== REQUIREMENTS ==
Reproduce every line of the listing as written, apart from the pictures.

== DATA BLOCK ==
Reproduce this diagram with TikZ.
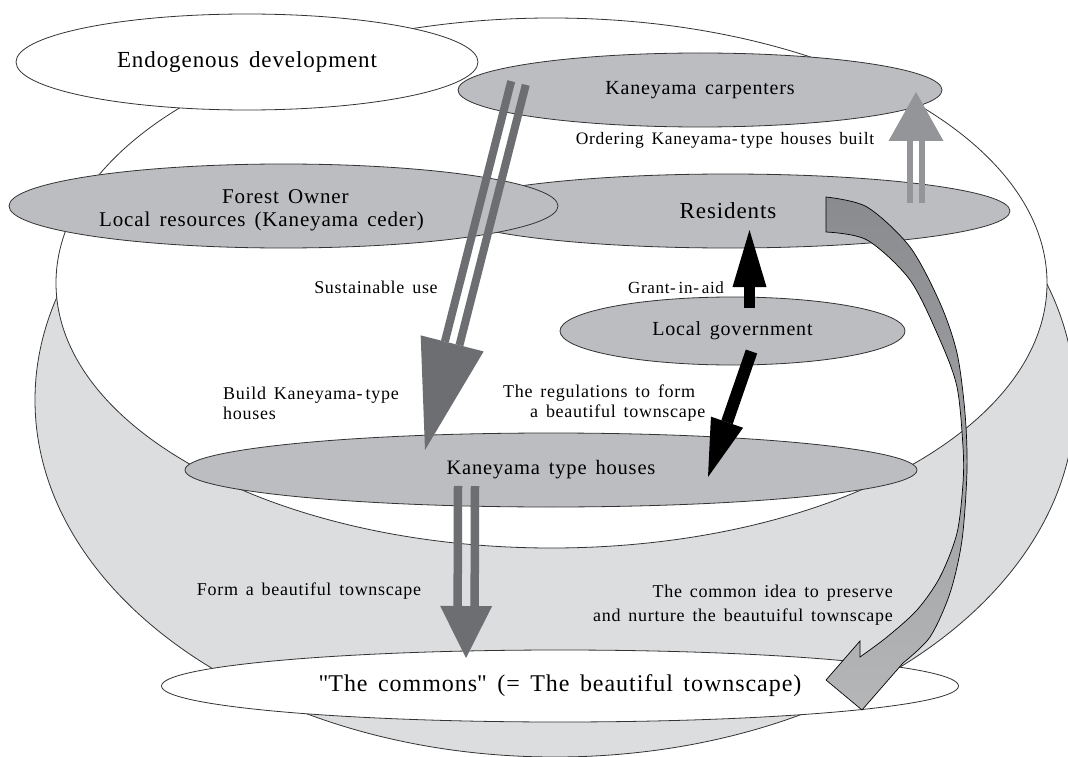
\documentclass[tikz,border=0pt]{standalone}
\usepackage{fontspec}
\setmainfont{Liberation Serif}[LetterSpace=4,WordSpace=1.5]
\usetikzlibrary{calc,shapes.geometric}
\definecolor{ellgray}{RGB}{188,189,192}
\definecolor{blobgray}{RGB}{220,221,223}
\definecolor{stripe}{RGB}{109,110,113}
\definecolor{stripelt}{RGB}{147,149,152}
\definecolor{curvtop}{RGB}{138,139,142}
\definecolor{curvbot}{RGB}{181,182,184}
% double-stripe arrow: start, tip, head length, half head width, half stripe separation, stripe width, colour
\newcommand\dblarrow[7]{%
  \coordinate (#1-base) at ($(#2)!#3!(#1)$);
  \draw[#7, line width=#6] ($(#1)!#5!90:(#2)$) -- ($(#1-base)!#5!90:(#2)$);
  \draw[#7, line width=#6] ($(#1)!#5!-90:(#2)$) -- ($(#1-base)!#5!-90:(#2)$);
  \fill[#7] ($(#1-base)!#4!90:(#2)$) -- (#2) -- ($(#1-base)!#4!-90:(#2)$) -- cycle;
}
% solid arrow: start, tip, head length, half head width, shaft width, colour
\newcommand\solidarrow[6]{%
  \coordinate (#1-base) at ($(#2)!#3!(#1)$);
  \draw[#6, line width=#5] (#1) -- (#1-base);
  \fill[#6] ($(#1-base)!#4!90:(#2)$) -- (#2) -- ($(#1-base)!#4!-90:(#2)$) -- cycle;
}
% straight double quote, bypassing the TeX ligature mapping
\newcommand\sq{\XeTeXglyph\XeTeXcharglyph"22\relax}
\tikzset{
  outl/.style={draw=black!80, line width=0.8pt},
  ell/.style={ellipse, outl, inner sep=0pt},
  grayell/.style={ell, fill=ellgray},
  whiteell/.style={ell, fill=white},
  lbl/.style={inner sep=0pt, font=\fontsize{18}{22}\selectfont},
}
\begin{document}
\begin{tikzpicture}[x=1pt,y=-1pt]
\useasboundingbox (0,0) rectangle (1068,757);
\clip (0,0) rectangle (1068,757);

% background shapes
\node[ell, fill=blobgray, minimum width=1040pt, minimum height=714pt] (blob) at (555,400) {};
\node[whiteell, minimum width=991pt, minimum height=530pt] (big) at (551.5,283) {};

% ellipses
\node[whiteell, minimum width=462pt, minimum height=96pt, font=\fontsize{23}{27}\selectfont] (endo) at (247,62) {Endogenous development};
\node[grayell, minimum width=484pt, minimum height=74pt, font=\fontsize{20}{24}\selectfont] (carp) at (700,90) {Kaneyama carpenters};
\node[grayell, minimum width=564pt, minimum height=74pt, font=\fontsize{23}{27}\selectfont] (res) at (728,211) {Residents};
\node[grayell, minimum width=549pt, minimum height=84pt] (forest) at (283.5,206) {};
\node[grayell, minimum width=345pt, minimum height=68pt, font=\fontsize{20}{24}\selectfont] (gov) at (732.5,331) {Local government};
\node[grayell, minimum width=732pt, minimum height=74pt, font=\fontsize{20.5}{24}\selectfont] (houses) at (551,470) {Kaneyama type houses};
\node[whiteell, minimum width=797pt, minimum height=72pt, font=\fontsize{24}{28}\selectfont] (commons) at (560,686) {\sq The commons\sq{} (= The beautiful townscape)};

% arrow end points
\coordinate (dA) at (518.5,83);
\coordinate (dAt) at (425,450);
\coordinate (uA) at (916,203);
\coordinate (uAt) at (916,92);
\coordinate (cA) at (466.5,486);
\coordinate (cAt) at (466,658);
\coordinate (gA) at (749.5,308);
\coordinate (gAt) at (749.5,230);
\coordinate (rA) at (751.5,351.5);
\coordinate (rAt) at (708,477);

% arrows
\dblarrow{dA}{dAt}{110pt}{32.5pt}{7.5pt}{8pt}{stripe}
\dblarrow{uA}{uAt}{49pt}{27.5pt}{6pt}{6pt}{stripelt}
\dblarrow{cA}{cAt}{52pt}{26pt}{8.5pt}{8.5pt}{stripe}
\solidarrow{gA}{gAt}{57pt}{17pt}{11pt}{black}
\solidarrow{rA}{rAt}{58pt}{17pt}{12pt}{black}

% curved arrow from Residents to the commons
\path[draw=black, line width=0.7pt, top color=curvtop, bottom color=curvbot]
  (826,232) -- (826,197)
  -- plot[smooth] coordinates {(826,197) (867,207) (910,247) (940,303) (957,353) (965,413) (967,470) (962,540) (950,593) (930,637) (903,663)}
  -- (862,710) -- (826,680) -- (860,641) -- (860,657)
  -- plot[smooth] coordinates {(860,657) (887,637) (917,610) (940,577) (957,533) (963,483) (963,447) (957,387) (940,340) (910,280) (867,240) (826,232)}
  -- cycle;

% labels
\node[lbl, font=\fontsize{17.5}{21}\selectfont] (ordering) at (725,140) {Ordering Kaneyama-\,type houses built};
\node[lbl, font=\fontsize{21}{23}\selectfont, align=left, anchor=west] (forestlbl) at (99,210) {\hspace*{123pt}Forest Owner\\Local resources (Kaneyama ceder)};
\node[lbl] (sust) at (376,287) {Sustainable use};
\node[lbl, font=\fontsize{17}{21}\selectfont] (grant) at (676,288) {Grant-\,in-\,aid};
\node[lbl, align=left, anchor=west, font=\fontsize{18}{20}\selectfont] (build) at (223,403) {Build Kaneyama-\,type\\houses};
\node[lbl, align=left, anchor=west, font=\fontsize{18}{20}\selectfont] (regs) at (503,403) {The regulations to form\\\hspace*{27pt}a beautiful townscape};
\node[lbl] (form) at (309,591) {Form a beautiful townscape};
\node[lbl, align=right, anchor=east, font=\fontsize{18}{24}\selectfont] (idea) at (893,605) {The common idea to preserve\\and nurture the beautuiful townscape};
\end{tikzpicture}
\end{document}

== ANSWER TO THE TASK ==
Reproduce this diagram with TikZ.
\documentclass[tikz,border=0pt]{standalone}
\usepackage{fontspec}
\setmainfont{Liberation Serif}[LetterSpace=4,WordSpace=1.5]
\usetikzlibrary{calc,shapes.geometric}
\definecolor{ellgray}{RGB}{188,189,192}
\definecolor{blobgray}{RGB}{220,221,223}
\definecolor{stripe}{RGB}{109,110,113}
\definecolor{stripelt}{RGB}{147,149,152}
\definecolor{curvtop}{RGB}{138,139,142}
\definecolor{curvbot}{RGB}{181,182,184}
% double-stripe arrow: start, tip, head length, half head width, half stripe separation, stripe width, colour
\newcommand\dblarrow[7]{%
  \coordinate (#1-base) at ($(#2)!#3!(#1)$);
  \draw[#7, line width=#6] ($(#1)!#5!90:(#2)$) -- ($(#1-base)!#5!90:(#2)$);
  \draw[#7, line width=#6] ($(#1)!#5!-90:(#2)$) -- ($(#1-base)!#5!-90:(#2)$);
  \fill[#7] ($(#1-base)!#4!90:(#2)$) -- (#2) -- ($(#1-base)!#4!-90:(#2)$) -- cycle;
}
% solid arrow: start, tip, head length, half head width, shaft width, colour
\newcommand\solidarrow[6]{%
  \coordinate (#1-base) at ($(#2)!#3!(#1)$);
  \draw[#6, line width=#5] (#1) -- (#1-base);
  \fill[#6] ($(#1-base)!#4!90:(#2)$) -- (#2) -- ($(#1-base)!#4!-90:(#2)$) -- cycle;
}
% straight double quote, bypassing the TeX ligature mapping
\newcommand\sq{\XeTeXglyph\XeTeXcharglyph"22\relax}
\tikzset{
  outl/.style={draw=black!80, line width=0.8pt},
  ell/.style={ellipse, outl, inner sep=0pt},
  grayell/.style={ell, fill=ellgray},
  whiteell/.style={ell, fill=white},
  lbl/.style={inner sep=0pt, font=\fontsize{18}{22}\selectfont},
}
\begin{document}
\begin{tikzpicture}[x=1pt,y=-1pt]
\useasboundingbox (0,0) rectangle (1068,757);
\clip (0,0) rectangle (1068,757);

% background shapes
\node[ell, fill=blobgray, minimum width=1040pt, minimum height=714pt] (blob) at (555,400) {};
\node[whiteell, minimum width=991pt, minimum height=530pt] (big) at (551.5,283) {};

% ellipses
\node[whiteell, minimum width=462pt, minimum height=96pt, font=\fontsize{23}{27}\selectfont] (endo) at (247,62) {Endogenous development};
\node[grayell, minimum width=484pt, minimum height=74pt, font=\fontsize{20}{24}\selectfont] (carp) at (700,90) {Kaneyama carpenters};
\node[grayell, minimum width=564pt, minimum height=74pt, font=\fontsize{23}{27}\selectfont] (res) at (728,211) {Residents};
\node[grayell, minimum width=549pt, minimum height=84pt] (forest) at (283.5,206) {};
\node[grayell, minimum width=345pt, minimum height=68pt, font=\fontsize{20}{24}\selectfont] (gov) at (732.5,331) {Local government};
\node[grayell, minimum width=732pt, minimum height=74pt, font=\fontsize{20.5}{24}\selectfont] (houses) at (551,470) {Kaneyama type houses};
\node[whiteell, minimum width=797pt, minimum height=72pt, font=\fontsize{24}{28}\selectfont] (commons) at (560,686) {\sq The commons\sq{} (= The beautiful townscape)};

% arrow end points
\coordinate (dA) at (518.5,83);
\coordinate (dAt) at (425,450);
\coordinate (uA) at (916,203);
\coordinate (uAt) at (916,92);
\coordinate (cA) at (466.5,486);
\coordinate (cAt) at (466,658);
\coordinate (gA) at (749.5,308);
\coordinate (gAt) at (749.5,230);
\coordinate (rA) at (751.5,351.5);
\coordinate (rAt) at (708,477);

% arrows
\dblarrow{dA}{dAt}{110pt}{32.5pt}{7.5pt}{8pt}{stripe}
\dblarrow{uA}{uAt}{49pt}{27.5pt}{6pt}{6pt}{stripelt}
\dblarrow{cA}{cAt}{52pt}{26pt}{8.5pt}{8.5pt}{stripe}
\solidarrow{gA}{gAt}{57pt}{17pt}{11pt}{black}
\solidarrow{rA}{rAt}{58pt}{17pt}{12pt}{black}

% curved arrow from Residents to the commons
\path[draw=black, line width=0.7pt, top color=curvtop, bottom color=curvbot]
  (826,232) -- (826,197)
  -- plot[smooth] coordinates {(826,197) (867,207) (910,247) (940,303) (957,353) (965,413) (967,470) (962,540) (950,593) (930,637) (903,663)}
  -- (862,710) -- (826,680) -- (860,641) -- (860,657)
  -- plot[smooth] coordinates {(860,657) (887,637) (917,610) (940,577) (957,533) (963,483) (963,447) (957,387) (940,340) (910,280) (867,240) (826,232)}
  -- cycle;

% labels
\node[lbl, font=\fontsize{17.5}{21}\selectfont] (ordering) at (725,140) {Ordering Kaneyama-\,type houses built};
\node[lbl, font=\fontsize{21}{23}\selectfont, align=left, anchor=west] (forestlbl) at (99,210) {\hspace*{123pt}Forest Owner\\Local resources (Kaneyama ceder)};
\node[lbl] (sust) at (376,287) {Sustainable use};
\node[lbl, font=\fontsize{17}{21}\selectfont] (grant) at (676,288) {Grant-\,in-\,aid};
\node[lbl, align=left, anchor=west, font=\fontsize{18}{20}\selectfont] (build) at (223,403) {Build Kaneyama-\,type\\houses};
\node[lbl, align=left, anchor=west, font=\fontsize{18}{20}\selectfont] (regs) at (503,403) {The regulations to form\\\hspace*{27pt}a beautiful townscape};
\node[lbl] (form) at (309,591) {Form a beautiful townscape};
\node[lbl, align=right, anchor=east, font=\fontsize{18}{24}\selectfont] (idea) at (893,605) {The common idea to preserve\\and nurture the beautuiful townscape};
\end{tikzpicture}
\end{document}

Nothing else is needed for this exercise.